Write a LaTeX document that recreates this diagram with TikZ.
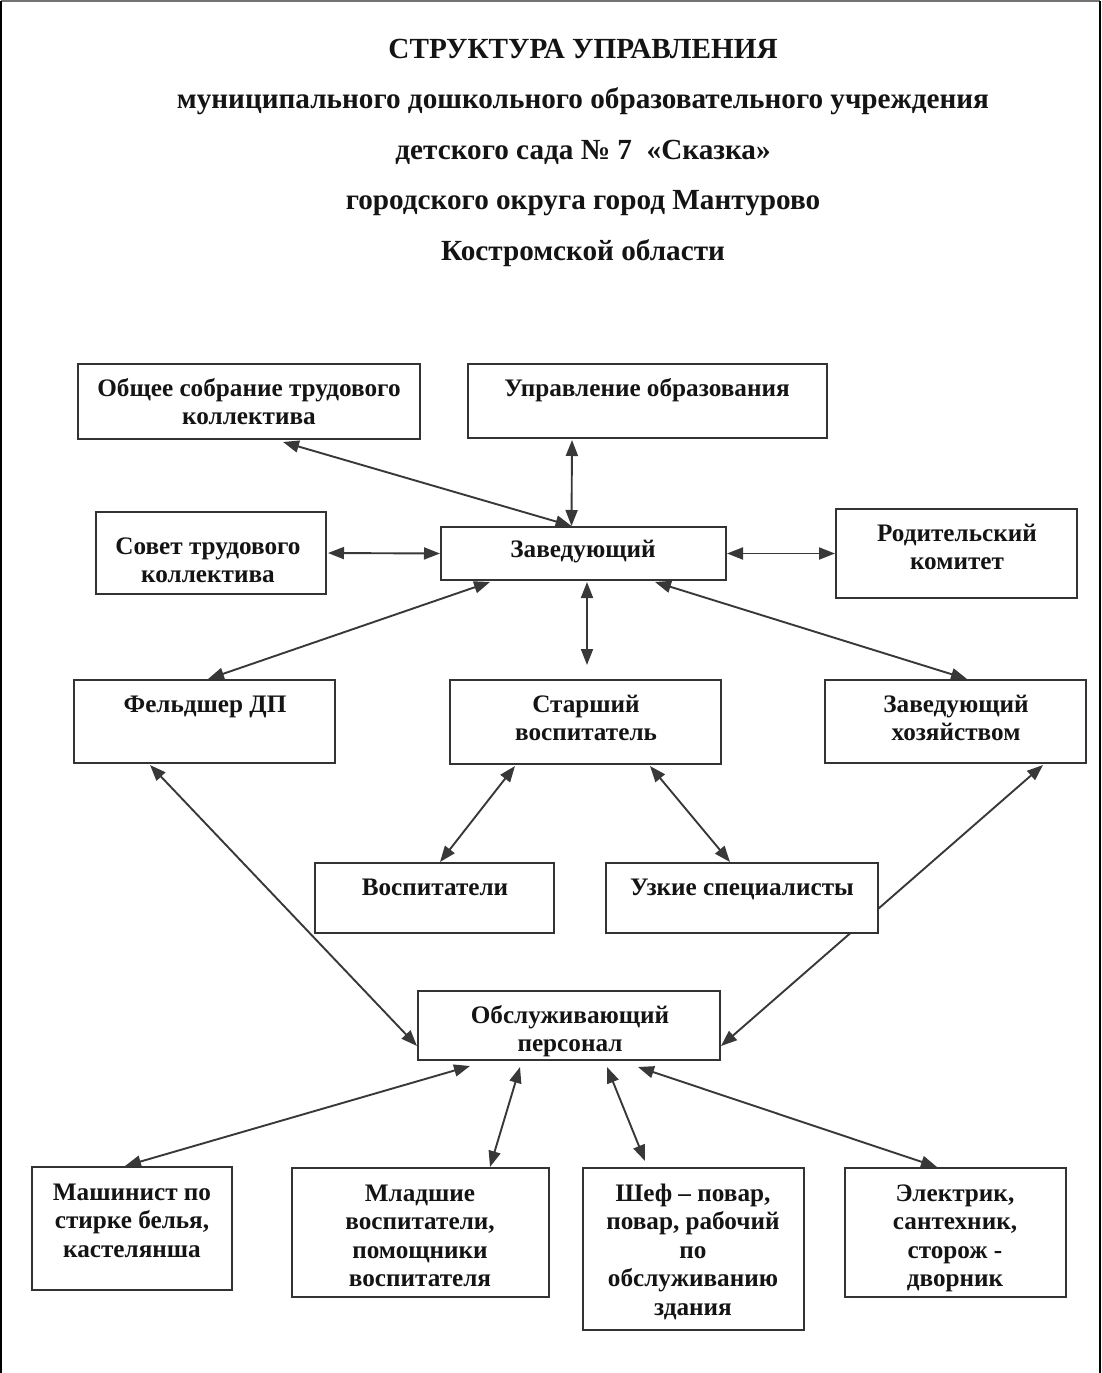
\documentclass[tikz,border=0pt]{standalone}
\usepackage{fontspec}
\setmainfont{Liberation Serif}
\usetikzlibrary{arrows.meta,backgrounds}
\begin{document}
\begin{tikzpicture}[x=1pt,y=-1pt,
  box/.style={draw=black!80, line width=2pt, fill=white, inner sep=0pt, rectangle},
  txt/.style={anchor=north, inner sep=0pt, align=center, text=black!92,
     font=\fontsize{25.2}{28.5}\selectfont\bfseries},
  ttl/.style={anchor=north, inner sep=0pt, align=center, text=black!92,
     font=\fontsize{29.2}{50.5}\selectfont\bfseries},
  conn/.style={draw=black!78, line width=1.9pt,
     {Triangle[length=16pt,width=12pt]}-{Triangle[length=16pt,width=12pt]}},
  frm/.style={line width=2pt}
]
\useasboundingbox (0,0) rectangle (1102,1373);
% page frame
\coordinate (ftl) at (1,1);
\coordinate (ftr) at (1100,1);
\coordinate (fbl) at (1,1373);
\coordinate (fbr) at (1100,1373);
\draw[frm, black!55] (ftl) -- (ftr);
\draw[frm, black] (ftl) -- (fbl);
\draw[frm, black] (ftr) -- (fbr);

% title
\node[ttl] (title) at (583,22.6) {\strut СТРУКТУРА УПРАВЛЕНИЯ\\
муниципального дошкольного образовательного учреждения\\
детского сада №~7\ \ «Сказка»\\
городского округа город Мантурово\\
Костромской области};

% boxes
\node[box, minimum width=342pt, minimum height=75pt] (obsch) at (249,401.5) {};
\node[box, minimum width=359pt, minimum height=74pt] (upr) at (647.5,401) {};
\node[box, minimum width=230pt, minimum height=82pt] (sovet) at (211,553) {};
\node[box, minimum width=285pt, minimum height=53pt] (zav) at (583.5,553.5) {};
\node[box, minimum width=241pt, minimum height=89pt] (rod) at (956.5,553.5) {};
\node[box, minimum width=261pt, minimum height=83pt] (feld) at (204.5,721.5) {};
\node[box, minimum width=271pt, minimum height=84pt] (star) at (585.5,722) {};
\node[box, minimum width=261pt, minimum height=83pt] (zavhoz) at (955.5,721.5) {};
\node[box, minimum width=239pt, minimum height=70pt] (vosp) at (434.5,898) {};
\node[box, minimum width=272pt, minimum height=70pt] (uzk) at (742,898) {};
\node[box, minimum width=302pt, minimum height=69pt] (obsl) at (569,1025.5) {};
\node[box, minimum width=200pt, minimum height=123pt] (mash) at (132,1228.5) {};
\node[box, minimum width=257pt, minimum height=129pt] (mlad) at (420.5,1232.5) {};
\node[box, minimum width=221pt, minimum height=162pt] (shef) at (693.5,1249) {};
\node[box, minimum width=221pt, minimum height=129pt] (elek) at (955.5,1232.5) {};

% texts
\node[txt] (obsch-t) at (249,376) {\strut Общее собрание трудового\\коллектива};
\node[txt] (upr-t) at (647,376) {\strut Управление образования};
\node[txt] (sovet-t) at (208,534) {\strut Совет трудового\\коллектива};
\node[txt] (zav-t) at (583,537) {\strut Заведующий};
\node[txt] (rod-t) at (957,521) {\strut Родительский\\комитет};
\node[txt] (feld-t) at (205,692) {\strut Фельдшер ДП};
\node[txt] (star-t) at (586,692) {\strut Старший\\воспитатель};
\node[txt] (zavhoz-t) at (956,692) {\strut Заведующий\\хозяйством};
\node[txt] (vosp-t) at (435,875) {\strut Воспитатели};
\node[txt] (uzk-t) at (742,875) {\strut Узкие специалисты};
\node[txt] (obsl-t) at (570,1003) {\strut Обслуживающий\\персонал};
\node[txt] (mash-t) at (132,1180) {\strut Машинист по\\стирке белья,\\кастелянша};
\node[txt] (mlad-t) at (420,1181) {\strut Младшие\\воспитатели,\\помощники\\воспитателя};
\node[txt] (shef-t) at (693,1181) {\strut Шеф – повар,\\повар, рабочий\\по\\обслуживанию\\здания};
\node[txt] (elek-t) at (955,1181) {\strut Электрик,\\сантехник,\\сторож -\\дворник};

% connectors
\begin{scope}[on background layer]
\coordinate (zt) at ([xshift=-12pt]zav.north);
\draw[conn] ([xshift=34pt,yshift=-2pt]obsch.south) -- (zt);
\draw[conn] ([xshift=-75.5pt,yshift=-1pt]upr.south) -- (zt);
\draw[conn] ([xshift=1pt]sovet.east) -- (zav.west);
\draw[conn] (zav.east) -- (rod.west);
\draw[conn] ([xshift=-93.5pt,yshift=-1pt]zav.south) -- ([xshift=3.5pt]feld.north);
\draw[conn] ([xshift=3.5pt,yshift=-1pt]zav.south) -- ([xshift=1.5pt,yshift=14pt]star.north);
\draw[conn] ([xshift=71.5pt,yshift=-1pt]zav.south) -- ([xshift=11.5pt]zavhoz.north);
\draw[conn] ([xshift=-54.5pt,yshift=-1pt]feld.south) -- ([yshift=15pt]obsl.south west);
\draw[conn] ([xshift=-70.5pt,yshift=-1pt]star.south) -- ([xshift=5.5pt]vosp.north);
\draw[conn] ([xshift=64.5pt,yshift=-1pt]star.south) -- ([xshift=-12pt]uzk.north);
\draw[conn] ([xshift=87.5pt,yshift=-1pt]zavhoz.south) -- ([yshift=15pt]obsl.south east);
\draw[conn] ([xshift=-99pt,yshift=-5pt]obsl.south) -- ([xshift=-7pt]mash.north);
\draw[conn] ([xshift=-49pt,yshift=-6pt]obsl.south) -- ([xshift=69.5pt]mlad.north);
\draw[conn] ([xshift=38pt,yshift=-6pt]obsl.south) -- ([xshift=-48.5pt,yshift=6pt]shef.north);
\draw[conn] ([xshift=69pt,yshift=-6pt]obsl.south) -- ([xshift=-18.5pt]elek.north);
\end{scope}
\end{tikzpicture}
\end{document}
* * * * *
### Objective:
Transcribe each line above verbatim, with the pictures left out.

### The output:
Write a LaTeX document that recreates this diagram with TikZ.
\documentclass[tikz,border=0pt]{standalone}
\usepackage{fontspec}
\setmainfont{Liberation Serif}
\usetikzlibrary{arrows.meta,backgrounds}
\begin{document}
\begin{tikzpicture}[x=1pt,y=-1pt,
  box/.style={draw=black!80, line width=2pt, fill=white, inner sep=0pt, rectangle},
  txt/.style={anchor=north, inner sep=0pt, align=center, text=black!92,
     font=\fontsize{25.2}{28.5}\selectfont\bfseries},
  ttl/.style={anchor=north, inner sep=0pt, align=center, text=black!92,
     font=\fontsize{29.2}{50.5}\selectfont\bfseries},
  conn/.style={draw=black!78, line width=1.9pt,
     {Triangle[length=16pt,width=12pt]}-{Triangle[length=16pt,width=12pt]}},
  frm/.style={line width=2pt}
]
\useasboundingbox (0,0) rectangle (1102,1373);
% page frame
\coordinate (ftl) at (1,1);
\coordinate (ftr) at (1100,1);
\coordinate (fbl) at (1,1373);
\coordinate (fbr) at (1100,1373);
\draw[frm, black!55] (ftl) -- (ftr);
\draw[frm, black] (ftl) -- (fbl);
\draw[frm, black] (ftr) -- (fbr);

% title
\node[ttl] (title) at (583,22.6) {\strut СТРУКТУРА УПРАВЛЕНИЯ\\
муниципального дошкольного образовательного учреждения\\
детского сада №~7\ \ «Сказка»\\
городского округа город Мантурово\\
Костромской области};

% boxes
\node[box, minimum width=342pt, minimum height=75pt] (obsch) at (249,401.5) {};
\node[box, minimum width=359pt, minimum height=74pt] (upr) at (647.5,401) {};
\node[box, minimum width=230pt, minimum height=82pt] (sovet) at (211,553) {};
\node[box, minimum width=285pt, minimum height=53pt] (zav) at (583.5,553.5) {};
\node[box, minimum width=241pt, minimum height=89pt] (rod) at (956.5,553.5) {};
\node[box, minimum width=261pt, minimum height=83pt] (feld) at (204.5,721.5) {};
\node[box, minimum width=271pt, minimum height=84pt] (star) at (585.5,722) {};
\node[box, minimum width=261pt, minimum height=83pt] (zavhoz) at (955.5,721.5) {};
\node[box, minimum width=239pt, minimum height=70pt] (vosp) at (434.5,898) {};
\node[box, minimum width=272pt, minimum height=70pt] (uzk) at (742,898) {};
\node[box, minimum width=302pt, minimum height=69pt] (obsl) at (569,1025.5) {};
\node[box, minimum width=200pt, minimum height=123pt] (mash) at (132,1228.5) {};
\node[box, minimum width=257pt, minimum height=129pt] (mlad) at (420.5,1232.5) {};
\node[box, minimum width=221pt, minimum height=162pt] (shef) at (693.5,1249) {};
\node[box, minimum width=221pt, minimum height=129pt] (elek) at (955.5,1232.5) {};

% texts
\node[txt] (obsch-t) at (249,376) {\strut Общее собрание трудового\\коллектива};
\node[txt] (upr-t) at (647,376) {\strut Управление образования};
\node[txt] (sovet-t) at (208,534) {\strut Совет трудового\\коллектива};
\node[txt] (zav-t) at (583,537) {\strut Заведующий};
\node[txt] (rod-t) at (957,521) {\strut Родительский\\комитет};
\node[txt] (feld-t) at (205,692) {\strut Фельдшер ДП};
\node[txt] (star-t) at (586,692) {\strut Старший\\воспитатель};
\node[txt] (zavhoz-t) at (956,692) {\strut Заведующий\\хозяйством};
\node[txt] (vosp-t) at (435,875) {\strut Воспитатели};
\node[txt] (uzk-t) at (742,875) {\strut Узкие специалисты};
\node[txt] (obsl-t) at (570,1003) {\strut Обслуживающий\\персонал};
\node[txt] (mash-t) at (132,1180) {\strut Машинист по\\стирке белья,\\кастелянша};
\node[txt] (mlad-t) at (420,1181) {\strut Младшие\\воспитатели,\\помощники\\воспитателя};
\node[txt] (shef-t) at (693,1181) {\strut Шеф – повар,\\повар, рабочий\\по\\обслуживанию\\здания};
\node[txt] (elek-t) at (955,1181) {\strut Электрик,\\сантехник,\\сторож -\\дворник};

% connectors
\begin{scope}[on background layer]
\coordinate (zt) at ([xshift=-12pt]zav.north);
\draw[conn] ([xshift=34pt,yshift=-2pt]obsch.south) -- (zt);
\draw[conn] ([xshift=-75.5pt,yshift=-1pt]upr.south) -- (zt);
\draw[conn] ([xshift=1pt]sovet.east) -- (zav.west);
\draw[conn] (zav.east) -- (rod.west);
\draw[conn] ([xshift=-93.5pt,yshift=-1pt]zav.south) -- ([xshift=3.5pt]feld.north);
\draw[conn] ([xshift=3.5pt,yshift=-1pt]zav.south) -- ([xshift=1.5pt,yshift=14pt]star.north);
\draw[conn] ([xshift=71.5pt,yshift=-1pt]zav.south) -- ([xshift=11.5pt]zavhoz.north);
\draw[conn] ([xshift=-54.5pt,yshift=-1pt]feld.south) -- ([yshift=15pt]obsl.south west);
\draw[conn] ([xshift=-70.5pt,yshift=-1pt]star.south) -- ([xshift=5.5pt]vosp.north);
\draw[conn] ([xshift=64.5pt,yshift=-1pt]star.south) -- ([xshift=-12pt]uzk.north);
\draw[conn] ([xshift=87.5pt,yshift=-1pt]zavhoz.south) -- ([yshift=15pt]obsl.south east);
\draw[conn] ([xshift=-99pt,yshift=-5pt]obsl.south) -- ([xshift=-7pt]mash.north);
\draw[conn] ([xshift=-49pt,yshift=-6pt]obsl.south) -- ([xshift=69.5pt]mlad.north);
\draw[conn] ([xshift=38pt,yshift=-6pt]obsl.south) -- ([xshift=-48.5pt,yshift=6pt]shef.north);
\draw[conn] ([xshift=69pt,yshift=-6pt]obsl.south) -- ([xshift=-18.5pt]elek.north);
\end{scope}
\end{tikzpicture}
\end{document}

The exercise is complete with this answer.